» **Requirements**:
All the data should be repeated exactly. Any image in it is left out.

— START Material —

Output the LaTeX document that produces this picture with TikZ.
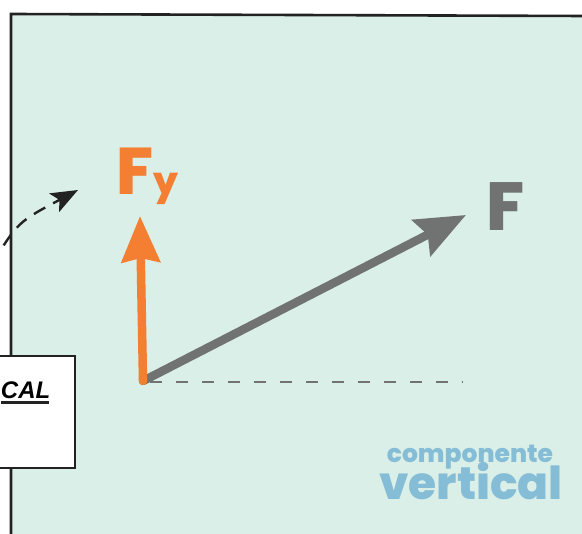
\documentclass[tikz,border=0pt]{standalone}
\usepackage{fontspec}
\setmainfont{Poppins}
\newfontfamily\heavy{Poppins ExtraBold}
\newfontfamily\comic{Liberation Sans}
\usetikzlibrary{arrows.meta}
\definecolor{mint}{HTML}{DAEFE8}
\definecolor{forange}{HTML}{F47E32}
\definecolor{fgray}{HTML}{707372}
\definecolor{fblue}{HTML}{86BDD6}
\definecolor{ink}{HTML}{222222}
\begin{document}
\begin{tikzpicture}[x=1pt,y=-1pt,
  border/.style={draw=ink, line width=2.6pt},
  boxst/.style={draw=ink, line width=2.6pt, fill=white, inner sep=0pt},
  lbl/.style={inner sep=0pt, outer sep=0pt, font=\heavy},
  vec/.style={line width=8.5pt},
  guide/.style={draw=fgray, line width=2pt, dash pattern=on 12pt off 14pt},
  pointer/.style={draw=ink, line width=2.4pt, dash pattern=on 13pt off 9pt, -{Stealth[length=27pt,width=21pt,inset=6pt]}}
]
\useasboundingbox (0,0) rectangle (582,534);
\clip (0,0) rectangle (582,534);
% panel
\fill[mint] (11,14) -- (582,16) -- (582,540) -- (11,540) -- cycle;
\draw[border] (11,540) -- (11,14) -- (584,16);
% box on the left
\node (box) [boxst, minimum width=96pt, minimum height=112pt] at (27,412) {};
\node (cal) [lbl, anchor=base west, font=\comic\bfseries\itshape\fontsize{24}{24}\selectfont] at (1,399) {CAL};
\draw[draw=ink, line width=2.4pt] ([yshift=-3.5pt]cal.base west) -- ([yshift=-3.5pt,xshift=-1pt]cal.base east);
% dashed pointer
\coordinate (ds) at (-8,264);
\coordinate (de) at (78,190);
\draw[pointer] (ds) .. controls (18,222) .. (de);
% vectors
\coordinate (O) at (143,381);
\coordinate (fytip) at (140,216);
\coordinate (ftip) at (466,215);
\coordinate (gend) at (463,382);
\draw[guide] (150,382) -- (gend);
\draw[vec, draw=fgray, line cap=round, -{Stealth[length=50pt,width=40pt,inset=7pt]}] (O) -- (ftip);
\draw[vec, draw=forange, line cap=round, -{Stealth[length=46pt,width=38pt,inset=4pt]}] (O) -- (fytip);
% labels
\node (fy) [lbl, anchor=base west, text=forange] at (116,195) {\fontsize{66}{66}\selectfont F\fontsize{38}{38}\selectfont y};
\node (f) [lbl, anchor=base west, text=fgray] at (486,231) {\fontsize{68}{68}\selectfont F};
\node (comp) [lbl, anchor=base, text=fblue, font=\heavy\fontsize{25}{25}\selectfont] at (470,463) {componente};
\node (vert) [lbl, anchor=base, text=fblue, font=\heavy\fontsize{45.5}{45.5}\selectfont] at (471,500) {vertical};
\end{tikzpicture}
\end{document}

— END Material —

» **Solution for this problem**:
Output the LaTeX document that produces this picture with TikZ.
\documentclass[tikz,border=0pt]{standalone}
\usepackage{fontspec}
\setmainfont{Poppins}
\newfontfamily\heavy{Poppins ExtraBold}
\newfontfamily\comic{Liberation Sans}
\usetikzlibrary{arrows.meta}
\definecolor{mint}{HTML}{DAEFE8}
\definecolor{forange}{HTML}{F47E32}
\definecolor{fgray}{HTML}{707372}
\definecolor{fblue}{HTML}{86BDD6}
\definecolor{ink}{HTML}{222222}
\begin{document}
\begin{tikzpicture}[x=1pt,y=-1pt,
  border/.style={draw=ink, line width=2.6pt},
  boxst/.style={draw=ink, line width=2.6pt, fill=white, inner sep=0pt},
  lbl/.style={inner sep=0pt, outer sep=0pt, font=\heavy},
  vec/.style={line width=8.5pt},
  guide/.style={draw=fgray, line width=2pt, dash pattern=on 12pt off 14pt},
  pointer/.style={draw=ink, line width=2.4pt, dash pattern=on 13pt off 9pt, -{Stealth[length=27pt,width=21pt,inset=6pt]}}
]
\useasboundingbox (0,0) rectangle (582,534);
\clip (0,0) rectangle (582,534);
% panel
\fill[mint] (11,14) -- (582,16) -- (582,540) -- (11,540) -- cycle;
\draw[border] (11,540) -- (11,14) -- (584,16);
% box on the left
\node (box) [boxst, minimum width=96pt, minimum height=112pt] at (27,412) {};
\node (cal) [lbl, anchor=base west, font=\comic\bfseries\itshape\fontsize{24}{24}\selectfont] at (1,399) {CAL};
\draw[draw=ink, line width=2.4pt] ([yshift=-3.5pt]cal.base west) -- ([yshift=-3.5pt,xshift=-1pt]cal.base east);
% dashed pointer
\coordinate (ds) at (-8,264);
\coordinate (de) at (78,190);
\draw[pointer] (ds) .. controls (18,222) .. (de);
% vectors
\coordinate (O) at (143,381);
\coordinate (fytip) at (140,216);
\coordinate (ftip) at (466,215);
\coordinate (gend) at (463,382);
\draw[guide] (150,382) -- (gend);
\draw[vec, draw=fgray, line cap=round, -{Stealth[length=50pt,width=40pt,inset=7pt]}] (O) -- (ftip);
\draw[vec, draw=forange, line cap=round, -{Stealth[length=46pt,width=38pt,inset=4pt]}] (O) -- (fytip);
% labels
\node (fy) [lbl, anchor=base west, text=forange] at (116,195) {\fontsize{66}{66}\selectfont F\fontsize{38}{38}\selectfont y};
\node (f) [lbl, anchor=base west, text=fgray] at (486,231) {\fontsize{68}{68}\selectfont F};
\node (comp) [lbl, anchor=base, text=fblue, font=\heavy\fontsize{25}{25}\selectfont] at (470,463) {componente};
\node (vert) [lbl, anchor=base, text=fblue, font=\heavy\fontsize{45.5}{45.5}\selectfont] at (471,500) {vertical};
\end{tikzpicture}
\end{document}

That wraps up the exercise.